The demo of F.E.A.R., on the other hand, left me a bit cold. It just didn’t click. Apparently, it’s hugely terrifying and atmospheric and that, but the demo is pure FPS-in-a-warehouse by numbers: the only terrifying thing in the demo is just how spectacularly derivative it all is. Disappointing.
Another disappointing demo was – and I’m going to get crucified for this – Lego Star Wars II. I’m sure it’s just because the demo just dumps you in a level without explaining what’s going on or telling you what you should be doing, but… well, it looks nice, sure, but it didn’t really grab me particularly, and I seem to have missed what everyone else in the world loves so deeply about it.
On the other hand, the Kameo demo – which didn’t receive the best reviews in the world on release and was a game I was hugely sceptical about – turned out to be really rather good.

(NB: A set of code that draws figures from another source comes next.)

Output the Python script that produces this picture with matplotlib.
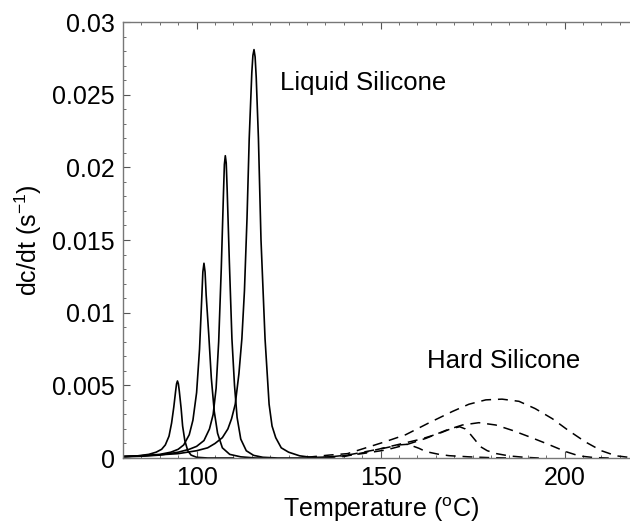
import matplotlib
matplotlib.use("Agg")
import matplotlib.pyplot as plt
from matplotlib.ticker import MultipleLocator, FixedLocator

plt.rcParams['font.family'] = ['Liberation Sans', 'DejaVu Sans']
plt.rcParams['mathtext.fontset'] = 'custom'
plt.rcParams['mathtext.rm'] = 'Liberation Sans'
plt.rcParams['mathtext.it'] = 'Liberation Sans:italic'

# ---- Liquid silicone (solid curves) ----
liq1_T = [80, 84, 87, 89, 90.5, 91.5, 92.5, 93.2, 93.8, 94.3, 94.55, 94.8, 95.05, 95.3, 95.8, 96.2, 96.8,
          97.6, 98.5, 100, 103, 110]
liq1_y = [0.0001, 0.00015, 0.00025, 0.0004, 0.0006, 0.0009, 0.0015, 0.0024, 0.0035, 0.0046, 0.0051, 0.0053,
          0.0051, 0.0046, 0.0034, 0.0022, 0.0012, 0.0005, 0.0002, 0.00005, 0.0, 0.0]

liq2_T = [80, 85, 90, 93, 95, 96.5, 98, 99, 100, 100.8, 101.4, 101.7, 102, 102.3, 102.6, 103.3, 104,
          104.8, 105.7, 107, 109, 112, 116, 120]
liq2_y = [0.0001, 0.00015, 0.00025, 0.0004, 0.0006, 0.0009, 0.0016, 0.0026, 0.0045, 0.0075, 0.0110,
          0.0128, 0.0134, 0.0128, 0.0112, 0.0085, 0.0055, 0.0032, 0.0017, 0.0007, 0.00025, 0.00008,
          0.0, 0.0]

liq3_T = [80, 85, 90, 95, 98, 100, 102, 103.5, 104.5, 105.3, 106, 106.7, 107.3, 107.55, 107.8, 108.05,
          108.3, 108.9, 109.6, 110.3, 111, 112, 113.5, 115.5, 118, 122, 130]
liq3_y = [0.00008, 0.00012, 0.0002, 0.0004, 0.0006, 0.0008, 0.0012, 0.0020, 0.0030, 0.0048, 0.0080,
          0.0130, 0.0182, 0.0202, 0.0208, 0.0203, 0.0185, 0.0135, 0.0082, 0.0050, 0.0028, 0.0013,
          0.0005, 0.00018, 0.00005, 0.0, 0.0]

liq4_T = [80, 85, 90, 95, 100, 103, 105, 107, 108.5, 109.5, 110.5, 111.5, 112.3, 113, 113.7, 114.3,
          115, 115.3, 115.6, 115.9, 116.2, 116.8, 117.5, 118.6, 119.7, 120.5, 121.5, 123, 125, 128,
          131, 135]
liq4_y = [0.0001, 0.00015, 0.00022, 0.0003, 0.0005, 0.0007, 0.0010, 0.0014, 0.0020, 0.0027, 0.0037,
          0.0058, 0.0082, 0.0115, 0.0165, 0.0220, 0.0265, 0.0277, 0.0281, 0.0276, 0.0262, 0.0220,
          0.0150, 0.0082, 0.0037, 0.0022, 0.0014, 0.0007, 0.0004, 0.00015, 0.00005, 0.0]

# ---- Hard silicone (dashed curves) ----
hard1_T = [132, 137, 141, 146, 151.4, 155, 157.7, 159, 160.4, 162.3, 165.9, 168.6, 174, 180, 185]
hard1_y = [0.00003, 0.0001, 0.0002, 0.00044, 0.0007, 0.0009, 0.00095, 0.0008, 0.00067, 0.00044,
           0.00025, 0.00016, 0.00008, 0.00002, 0.0]

hard2_T = [135, 140, 146, 151, 156, 161, 166, 169, 171.5, 173, 174.5, 175.8, 177, 179, 181.5, 185, 189, 193]
hard2_y = [0.00003, 0.0001, 0.0004, 0.0007, 0.0010, 0.0013, 0.0017, 0.0020, 0.00215, 0.0020, 0.0016,
           0.0012, 0.0008, 0.0005, 0.0003, 0.00014, 0.00005, 0.0]

hard3_T = [130, 138, 145, 151.4, 156.8, 162.3, 167.7, 172.2, 176.7, 181.3, 185.8, 190.3, 194.9, 200.3,
           204, 208, 212]
hard3_y = [0.00003, 0.0001, 0.0003, 0.00055, 0.0009, 0.00135, 0.0019, 0.00227, 0.00243, 0.00227,
           0.0019, 0.00147, 0.00101, 0.00044, 0.00014, 0.00003, 0.0]

hard4_T = [130, 136, 141, 146, 151, 156.8, 163, 169.5, 174, 178.6, 183, 187.6, 192, 196.7, 201, 205.7,
           210, 214, 218, 220]
hard4_y = [0.00005, 0.0002, 0.0003, 0.0007, 0.0011, 0.0016, 0.0024, 0.0032, 0.0037, 0.0040, 0.00405,
           0.0039, 0.0034, 0.0027, 0.0019, 0.0011, 0.0005, 0.00015, 0.00003, 0.0]

liquid = [(liq1_T, liq1_y), (liq2_T, liq2_y), (liq3_T, liq3_y), (liq4_T, liq4_y)]
hard = [(hard1_T, hard1_y), (hard2_T, hard2_y), (hard3_T, hard3_y), (hard4_T, hard4_y)]

x_ticks = [100, 150, 200]
y_ticks = [0, 0.005, 0.01, 0.015, 0.02, 0.025, 0.03]
y_tick_labels = ['0', '0.005', '0.01', '0.015', '0.02', '0.025', '0.03']

fig = plt.figure(figsize=(6.3, 5.26), dpi=100)
ax = fig.add_axes([123 / 630, 68 / 526, 515.2 / 630, 436 / 526])

for T, y in liquid:
    ax.plot(T, y, color='black', lw=1.2, solid_joinstyle='round')
for T, y in hard:
    ax.plot(T, y, color='black', lw=1.1, dashes=(6.5, 4.5))

ax.set_xlim(80, 220)
ax.set_ylim(0, 0.03)

ax.xaxis.set_major_locator(FixedLocator(x_ticks))
ax.xaxis.set_minor_locator(MultipleLocator(5))
ax.yaxis.set_major_locator(FixedLocator(y_ticks))
ax.set_yticklabels(y_tick_labels)
ax.yaxis.set_minor_locator(MultipleLocator(0.001))

ax.tick_params(which='both', direction='in', top=True, right=True, color='#555555')
ax.tick_params(which='major', length=5, width=0.8, labelsize=18, pad=6)
ax.tick_params(which='minor', length=2.5, width=0.6)

for s in ax.spines.values():
    s.set_color('#777777')
    s.set_linewidth(1.0)

ax.set_xlabel('Temperature ($^{\\rm o}$C)', fontsize=18, labelpad=4)
ax.set_ylabel('dc/dt (s$^{-1}$)', fontsize=18, labelpad=6)

ax.text(122.7, 0.0253, 'Liquid Silicone', fontsize=18.5, va='baseline', ha='left')
ax.text(162.5, 0.0062, 'Hard Silicone', fontsize=18.5, va='baseline', ha='left')

fig.savefig('out.png', dpi=100)
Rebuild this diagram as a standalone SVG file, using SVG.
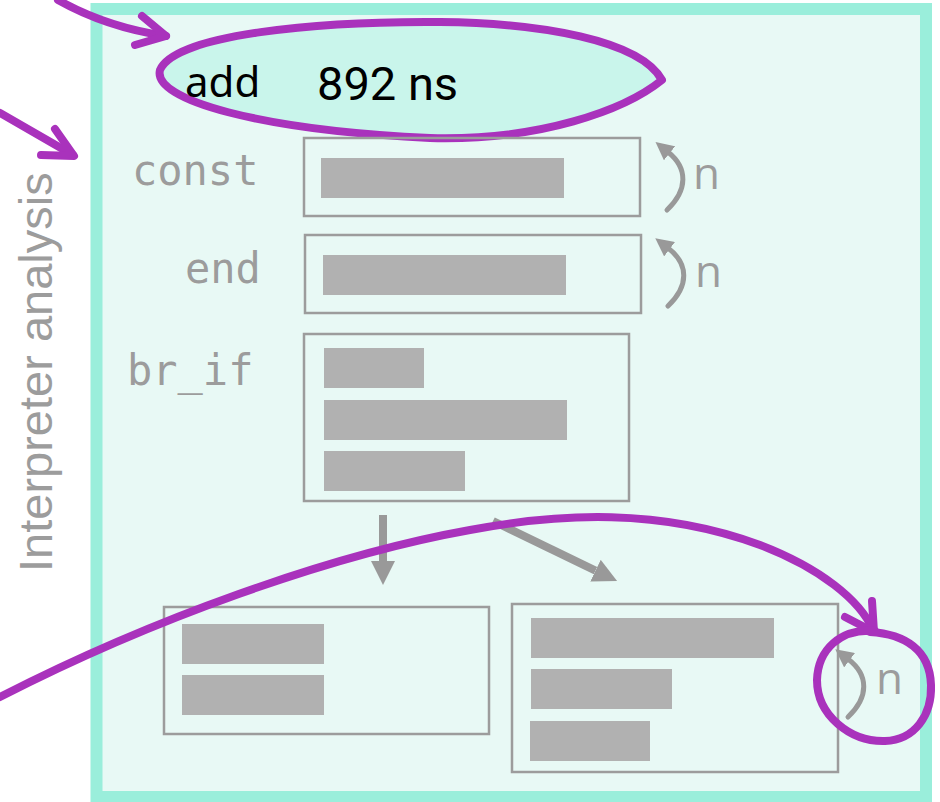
<svg xmlns="http://www.w3.org/2000/svg" width="940" height="802" viewBox="0 0 940 802">
  <defs>
    <style>
      .box { fill: none; stroke: #9c9c9c; stroke-width: 2.5; }
      .bar { fill: #b1b1b1; }
      .op { font-family: "DejaVu Sans Mono", monospace; font-size: 42px; fill: #9c9c9c; }
      .rep { font-family: "Open Sans", sans-serif; font-size: 44px; fill: #9c9c9c; }
      .flow { stroke: #999999; stroke-width: 8; fill: none; }
      .loop { stroke: #999999; stroke-width: 5; fill: none; stroke-linecap: round; }
      .ink { stroke: #a932bc; stroke-width: 8; fill: none; stroke-linecap: round; stroke-linejoin: round; }
      .bubble { fill: #c9f5eb; }
    </style>
    <marker id="flowHead" markerUnits="userSpaceOnUse" markerWidth="24" markerHeight="24" refX="0" refY="12" orient="auto">
      <path d="M0,0 L24,12 L0,24 Z" fill="#999999"/>
    </marker>
    <marker id="loopHead" markerUnits="userSpaceOnUse" markerWidth="18" markerHeight="18" refX="2" refY="9" orient="auto">
      <path d="M0,0 L18,9 L0,18 Z" fill="#999999"/>
    </marker>
  </defs>

  <!-- interpreter frame -->
  <g id="frame">
    <rect x="96.5" y="9" width="829.5" height="788" fill="#e8f9f5" stroke="#9aeedb" stroke-width="12"/>
    <text transform="translate(52,572) rotate(-90)" font-family="Liberation Sans, Arial, sans-serif" font-size="47" fill="#9c9c9c">Interpreter analysis</text>
  </g>

  <!-- highlighted instruction timing -->
  <g id="add-timing">
    <path d="M330,138 L410,138" stroke="#333" stroke-width="2"/>
    <path class="ink bubble" d="M662,80 C640,40 540,23 440,22 C320,21 175,34 160,70 C152,100 260,130 430,138 C540,141 625,110 662,80 Z"/>
    <text x="185" y="97" font-family="Noto Sans, Open Sans, sans-serif" font-size="42" fill="#000">add</text>
    <text x="317" y="100" font-family="Roboto, Liberation Sans, sans-serif" font-size="47" fill="#000">892 ns</text>
  </g>

  <!-- const handler -->
  <g id="const">
    <text class="op" x="132" y="185">const</text>
    <rect class="box" x="304" y="138" width="336" height="78"/>
    <rect class="bar" x="321" y="158" width="243" height="40"/>
  </g>

  <!-- end handler -->
  <g id="end">
    <text class="op" x="185" y="283">end</text>
    <rect class="box" x="305" y="235" width="336" height="78"/>
    <rect class="bar" x="323" y="255" width="243" height="40"/>
  </g>

  <!-- br_if handler -->
  <g id="br_if">
    <text class="op" x="127" y="385">br_if</text>
    <rect class="box" x="304" y="334" width="325" height="167"/>
    <rect class="bar" x="324" y="348" width="100" height="40"/>
    <rect class="bar" x="324" y="400" width="243" height="40"/>
    <rect class="bar" x="324" y="451" width="141" height="40"/>
  </g>

  <!-- fall-through block -->
  <g id="fallthrough">
    <rect class="box" x="164" y="607" width="325" height="127"/>
    <rect class="bar" x="182" y="624" width="142" height="40"/>
    <rect class="bar" x="182" y="675" width="142" height="40"/>
  </g>

  <!-- taken branch block -->
  <g id="taken">
    <rect class="box" x="512" y="604" width="326" height="168"/>
    <rect class="bar" x="531" y="618" width="243" height="40"/>
    <rect class="bar" x="531" y="669" width="141" height="40"/>
    <rect class="bar" x="530" y="721" width="120" height="40"/>
  </g>

  <!-- control flow and repetition -->
  <g id="connectors">
    <line class="flow" x1="383" y1="515" x2="383" y2="561" marker-end="url(#flowHead)"/>
    <line class="flow" x1="493" y1="521" x2="595.5" y2="570.6" marker-end="url(#flowHead)"/>
    <path class="loop" d="M667,210 C688,190 688,168 668,152" marker-end="url(#loopHead)"/>
    <text class="rep" x="693" y="189">n</text>
    <path class="loop" d="M668,306 C689,286 689,264 668,248" marker-end="url(#loopHead)"/>
    <text class="rep" x="695" y="287">n</text>
    <path class="loop" d="M848,717 C869,697 869,675 848,659" marker-end="url(#loopHead)"/>
    <text class="rep" x="876" y="694">n</text>
  </g>

  <!-- hand-drawn annotations -->
  <g id="annotations">
    <path class="ink" d="M58,0 C90,18 125,30 166,36"/>
    <polyline class="ink" points="142,16 166,36 135,45"/>
    <path class="ink" d="M0,113 L73,155"/>
    <polyline class="ink" points="55,129 74,156 41,155"/>
    <path class="ink" d="M0,697 C150,620 330,555 470,530 C560,513 660,508 760,545 C820,568 860,600 873,630"/>
    <polyline class="ink" points="872,601 874,632 845,617"/>
    <path class="ink" d="M875,631 C840,628 818,650 817,680 C817,715 850,742 885,741 C915,740 932,715 931,685 C930,650 905,634 870,632"/>
  </g>
</svg>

First, it looks really, really good: yes, it’s all uber-bright primary colours and cartoony design and it’s a bit cheesy, bit I defy anyone to watch it for a few moments without going “Okay, alright, it does look really bloody nice.” Obviously, looks aren’t everything, so it also helps that it’s a decent, solid platform adventure – it’s not going to set the world on fire in terms of originality or anything, but it does what it sets out to do well, and looks very pretty whilst it does it, and that’s good enough for me, and it being £19.99 in the Game sale was enough to secure a purchase. Lovely.